======== Working data

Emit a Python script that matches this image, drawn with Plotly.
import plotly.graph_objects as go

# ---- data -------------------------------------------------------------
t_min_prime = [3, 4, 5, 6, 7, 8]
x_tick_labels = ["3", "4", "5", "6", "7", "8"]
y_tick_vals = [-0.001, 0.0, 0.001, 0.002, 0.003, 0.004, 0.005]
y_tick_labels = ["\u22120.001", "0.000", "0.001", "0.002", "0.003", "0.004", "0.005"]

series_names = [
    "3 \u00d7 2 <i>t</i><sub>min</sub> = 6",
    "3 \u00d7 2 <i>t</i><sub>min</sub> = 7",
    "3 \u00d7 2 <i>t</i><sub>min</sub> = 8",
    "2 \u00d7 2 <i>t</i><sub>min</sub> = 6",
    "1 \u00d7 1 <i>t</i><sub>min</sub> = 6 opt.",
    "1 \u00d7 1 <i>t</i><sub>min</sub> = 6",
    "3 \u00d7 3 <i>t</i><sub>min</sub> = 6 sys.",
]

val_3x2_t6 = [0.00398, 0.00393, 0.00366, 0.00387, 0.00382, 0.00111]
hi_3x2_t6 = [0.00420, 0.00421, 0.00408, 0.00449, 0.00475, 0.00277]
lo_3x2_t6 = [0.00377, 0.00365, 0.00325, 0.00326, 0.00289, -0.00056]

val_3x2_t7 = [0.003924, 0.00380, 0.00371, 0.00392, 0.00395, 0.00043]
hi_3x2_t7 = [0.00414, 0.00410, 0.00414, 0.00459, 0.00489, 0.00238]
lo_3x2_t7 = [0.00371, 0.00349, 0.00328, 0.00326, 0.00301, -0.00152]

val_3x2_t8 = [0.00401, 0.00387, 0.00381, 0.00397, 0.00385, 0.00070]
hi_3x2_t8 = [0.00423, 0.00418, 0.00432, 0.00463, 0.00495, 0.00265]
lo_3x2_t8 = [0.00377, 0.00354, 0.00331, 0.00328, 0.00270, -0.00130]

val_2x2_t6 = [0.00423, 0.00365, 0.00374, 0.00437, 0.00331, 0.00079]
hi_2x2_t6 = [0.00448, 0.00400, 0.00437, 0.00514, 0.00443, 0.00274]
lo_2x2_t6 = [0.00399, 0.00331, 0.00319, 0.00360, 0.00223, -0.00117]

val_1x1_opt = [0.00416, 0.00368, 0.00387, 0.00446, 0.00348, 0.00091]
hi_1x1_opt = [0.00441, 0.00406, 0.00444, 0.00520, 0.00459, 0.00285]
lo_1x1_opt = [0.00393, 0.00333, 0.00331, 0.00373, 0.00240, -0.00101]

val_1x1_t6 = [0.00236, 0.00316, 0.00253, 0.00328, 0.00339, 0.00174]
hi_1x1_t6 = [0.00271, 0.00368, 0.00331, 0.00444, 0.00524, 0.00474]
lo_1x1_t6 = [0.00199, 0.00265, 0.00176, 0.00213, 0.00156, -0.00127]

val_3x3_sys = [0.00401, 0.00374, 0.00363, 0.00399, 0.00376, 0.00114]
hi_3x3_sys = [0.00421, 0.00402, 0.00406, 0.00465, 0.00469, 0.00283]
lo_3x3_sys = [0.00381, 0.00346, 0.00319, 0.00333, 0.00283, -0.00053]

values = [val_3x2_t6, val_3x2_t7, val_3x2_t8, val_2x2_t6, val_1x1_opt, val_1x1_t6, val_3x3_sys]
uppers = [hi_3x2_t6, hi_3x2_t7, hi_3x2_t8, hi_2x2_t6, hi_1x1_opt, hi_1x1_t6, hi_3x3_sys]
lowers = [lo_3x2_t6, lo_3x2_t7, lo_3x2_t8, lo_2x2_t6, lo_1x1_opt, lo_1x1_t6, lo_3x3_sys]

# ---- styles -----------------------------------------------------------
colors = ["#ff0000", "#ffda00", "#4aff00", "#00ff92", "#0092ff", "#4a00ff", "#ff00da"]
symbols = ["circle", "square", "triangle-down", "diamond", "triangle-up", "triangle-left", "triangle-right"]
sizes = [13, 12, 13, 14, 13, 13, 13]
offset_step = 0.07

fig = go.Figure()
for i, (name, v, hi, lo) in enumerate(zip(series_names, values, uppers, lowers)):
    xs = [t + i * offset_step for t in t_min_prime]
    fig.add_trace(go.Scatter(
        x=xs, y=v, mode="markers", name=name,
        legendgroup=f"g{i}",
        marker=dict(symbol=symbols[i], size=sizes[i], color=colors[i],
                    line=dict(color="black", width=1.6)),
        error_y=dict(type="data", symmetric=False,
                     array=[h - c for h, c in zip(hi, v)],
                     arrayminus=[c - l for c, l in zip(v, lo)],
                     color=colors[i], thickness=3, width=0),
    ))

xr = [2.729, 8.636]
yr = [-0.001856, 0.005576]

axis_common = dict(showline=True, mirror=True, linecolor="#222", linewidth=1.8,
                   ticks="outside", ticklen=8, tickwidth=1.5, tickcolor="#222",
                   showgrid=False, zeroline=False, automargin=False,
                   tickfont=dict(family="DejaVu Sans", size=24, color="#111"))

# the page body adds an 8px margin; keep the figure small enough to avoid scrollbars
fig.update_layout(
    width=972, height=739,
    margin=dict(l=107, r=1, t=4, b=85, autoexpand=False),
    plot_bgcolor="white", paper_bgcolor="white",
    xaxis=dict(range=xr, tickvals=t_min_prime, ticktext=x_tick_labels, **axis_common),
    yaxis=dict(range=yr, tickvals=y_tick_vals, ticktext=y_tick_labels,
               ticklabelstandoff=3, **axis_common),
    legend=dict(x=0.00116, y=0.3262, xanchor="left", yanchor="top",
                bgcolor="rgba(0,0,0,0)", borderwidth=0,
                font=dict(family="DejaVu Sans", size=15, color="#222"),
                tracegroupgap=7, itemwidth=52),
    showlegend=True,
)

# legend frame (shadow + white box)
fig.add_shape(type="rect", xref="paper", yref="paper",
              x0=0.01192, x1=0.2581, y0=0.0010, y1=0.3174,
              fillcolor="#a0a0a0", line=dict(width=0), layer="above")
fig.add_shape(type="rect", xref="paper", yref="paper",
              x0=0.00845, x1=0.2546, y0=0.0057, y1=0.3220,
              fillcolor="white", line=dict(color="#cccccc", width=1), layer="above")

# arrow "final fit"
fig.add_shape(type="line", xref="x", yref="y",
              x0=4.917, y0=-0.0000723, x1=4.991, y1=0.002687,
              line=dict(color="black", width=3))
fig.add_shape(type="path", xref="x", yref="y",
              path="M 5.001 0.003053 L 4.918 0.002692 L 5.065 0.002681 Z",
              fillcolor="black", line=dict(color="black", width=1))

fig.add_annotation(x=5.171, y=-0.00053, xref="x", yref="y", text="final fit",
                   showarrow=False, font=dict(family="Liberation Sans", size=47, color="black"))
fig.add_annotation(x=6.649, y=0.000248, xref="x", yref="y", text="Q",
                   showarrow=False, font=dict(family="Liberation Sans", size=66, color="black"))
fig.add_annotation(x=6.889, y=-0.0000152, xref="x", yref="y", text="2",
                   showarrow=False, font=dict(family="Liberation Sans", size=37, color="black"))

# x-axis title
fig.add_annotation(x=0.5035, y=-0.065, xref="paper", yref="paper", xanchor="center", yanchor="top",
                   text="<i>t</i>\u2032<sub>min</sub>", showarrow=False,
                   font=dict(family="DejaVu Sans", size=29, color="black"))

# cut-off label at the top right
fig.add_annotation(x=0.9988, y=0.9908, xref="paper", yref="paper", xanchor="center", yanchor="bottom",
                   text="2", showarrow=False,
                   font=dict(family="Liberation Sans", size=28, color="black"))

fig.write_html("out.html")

================
======== Working data

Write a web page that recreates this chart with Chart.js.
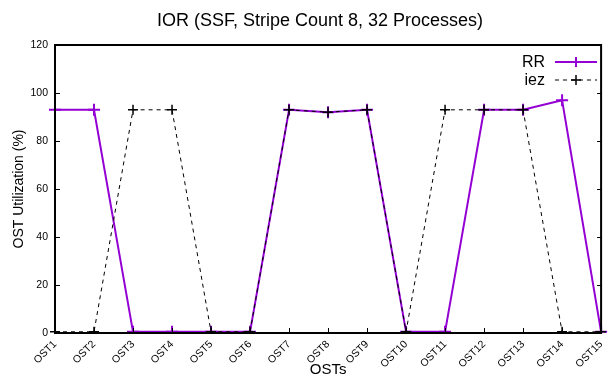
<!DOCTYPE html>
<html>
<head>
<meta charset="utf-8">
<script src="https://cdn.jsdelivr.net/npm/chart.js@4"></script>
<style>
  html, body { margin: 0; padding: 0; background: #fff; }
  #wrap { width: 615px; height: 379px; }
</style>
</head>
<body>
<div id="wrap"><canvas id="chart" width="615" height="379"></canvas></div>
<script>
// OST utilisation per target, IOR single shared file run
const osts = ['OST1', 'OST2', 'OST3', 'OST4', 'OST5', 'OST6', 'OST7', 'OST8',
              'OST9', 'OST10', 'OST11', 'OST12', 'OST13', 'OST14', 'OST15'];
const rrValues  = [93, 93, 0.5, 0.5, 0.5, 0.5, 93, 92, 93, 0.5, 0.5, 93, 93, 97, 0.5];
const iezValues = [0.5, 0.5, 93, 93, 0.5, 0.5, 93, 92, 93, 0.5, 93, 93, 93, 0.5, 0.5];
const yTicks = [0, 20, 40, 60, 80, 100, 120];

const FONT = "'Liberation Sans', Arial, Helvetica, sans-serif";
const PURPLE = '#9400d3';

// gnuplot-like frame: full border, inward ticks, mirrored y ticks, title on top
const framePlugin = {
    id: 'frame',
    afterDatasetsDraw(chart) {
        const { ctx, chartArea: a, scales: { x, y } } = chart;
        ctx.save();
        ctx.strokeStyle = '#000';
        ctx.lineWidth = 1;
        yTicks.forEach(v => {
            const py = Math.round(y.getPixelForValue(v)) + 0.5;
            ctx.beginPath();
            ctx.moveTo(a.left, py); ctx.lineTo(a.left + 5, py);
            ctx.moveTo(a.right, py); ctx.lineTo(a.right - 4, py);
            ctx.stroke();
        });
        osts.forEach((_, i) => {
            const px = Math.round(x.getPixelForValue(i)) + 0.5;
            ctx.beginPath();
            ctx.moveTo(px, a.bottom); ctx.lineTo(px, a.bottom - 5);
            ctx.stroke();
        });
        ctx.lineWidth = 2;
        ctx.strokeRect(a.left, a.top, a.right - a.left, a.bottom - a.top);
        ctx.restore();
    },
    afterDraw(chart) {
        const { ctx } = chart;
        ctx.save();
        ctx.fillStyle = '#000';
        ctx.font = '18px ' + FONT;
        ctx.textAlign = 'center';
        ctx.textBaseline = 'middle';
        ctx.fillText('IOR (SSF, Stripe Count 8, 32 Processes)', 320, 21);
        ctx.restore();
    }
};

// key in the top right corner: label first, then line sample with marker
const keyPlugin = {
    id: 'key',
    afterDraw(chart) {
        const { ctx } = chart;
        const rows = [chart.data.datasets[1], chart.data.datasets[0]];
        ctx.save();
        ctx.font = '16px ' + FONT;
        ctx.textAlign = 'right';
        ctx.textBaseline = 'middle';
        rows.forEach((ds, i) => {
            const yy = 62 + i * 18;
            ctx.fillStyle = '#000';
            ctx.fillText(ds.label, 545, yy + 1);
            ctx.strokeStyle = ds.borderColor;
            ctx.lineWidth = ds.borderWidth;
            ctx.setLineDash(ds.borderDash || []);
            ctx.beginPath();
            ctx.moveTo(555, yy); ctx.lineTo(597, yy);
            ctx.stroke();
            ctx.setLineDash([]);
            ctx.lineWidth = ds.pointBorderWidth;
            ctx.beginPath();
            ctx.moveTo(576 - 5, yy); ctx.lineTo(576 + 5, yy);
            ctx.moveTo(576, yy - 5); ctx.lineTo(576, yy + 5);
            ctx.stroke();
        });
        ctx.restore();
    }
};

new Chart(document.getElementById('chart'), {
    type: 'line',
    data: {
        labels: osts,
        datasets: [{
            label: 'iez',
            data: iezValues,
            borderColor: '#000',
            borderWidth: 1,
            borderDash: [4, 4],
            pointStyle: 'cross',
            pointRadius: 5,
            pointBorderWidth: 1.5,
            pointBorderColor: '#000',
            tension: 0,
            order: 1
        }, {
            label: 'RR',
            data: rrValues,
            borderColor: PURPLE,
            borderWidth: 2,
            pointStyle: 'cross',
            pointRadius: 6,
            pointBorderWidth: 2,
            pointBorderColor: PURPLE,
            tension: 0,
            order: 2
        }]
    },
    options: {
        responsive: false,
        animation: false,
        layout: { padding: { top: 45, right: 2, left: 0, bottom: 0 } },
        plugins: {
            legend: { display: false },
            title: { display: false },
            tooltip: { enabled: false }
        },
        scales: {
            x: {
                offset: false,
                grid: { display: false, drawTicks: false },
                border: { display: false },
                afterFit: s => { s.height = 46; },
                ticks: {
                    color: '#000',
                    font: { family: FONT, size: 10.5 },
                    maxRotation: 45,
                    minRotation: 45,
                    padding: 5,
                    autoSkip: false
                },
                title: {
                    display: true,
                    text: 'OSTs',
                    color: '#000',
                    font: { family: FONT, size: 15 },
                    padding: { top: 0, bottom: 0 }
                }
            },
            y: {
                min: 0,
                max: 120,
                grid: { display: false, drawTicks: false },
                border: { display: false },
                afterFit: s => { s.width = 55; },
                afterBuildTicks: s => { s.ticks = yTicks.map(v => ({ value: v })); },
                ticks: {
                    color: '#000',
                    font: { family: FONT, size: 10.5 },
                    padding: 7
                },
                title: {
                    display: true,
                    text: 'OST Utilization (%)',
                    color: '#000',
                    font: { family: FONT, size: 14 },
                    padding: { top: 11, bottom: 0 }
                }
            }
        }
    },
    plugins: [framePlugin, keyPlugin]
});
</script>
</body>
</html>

================

What is being asked –
Extract and reproduce exactly the lines opening with the line containing "Emit a Python" and closing with the line containing "import plotly.graph_objects as go", inclusive.

Response for this exercise –
Emit a Python script that matches this image, drawn with Plotly.
import plotly.graph_objects as go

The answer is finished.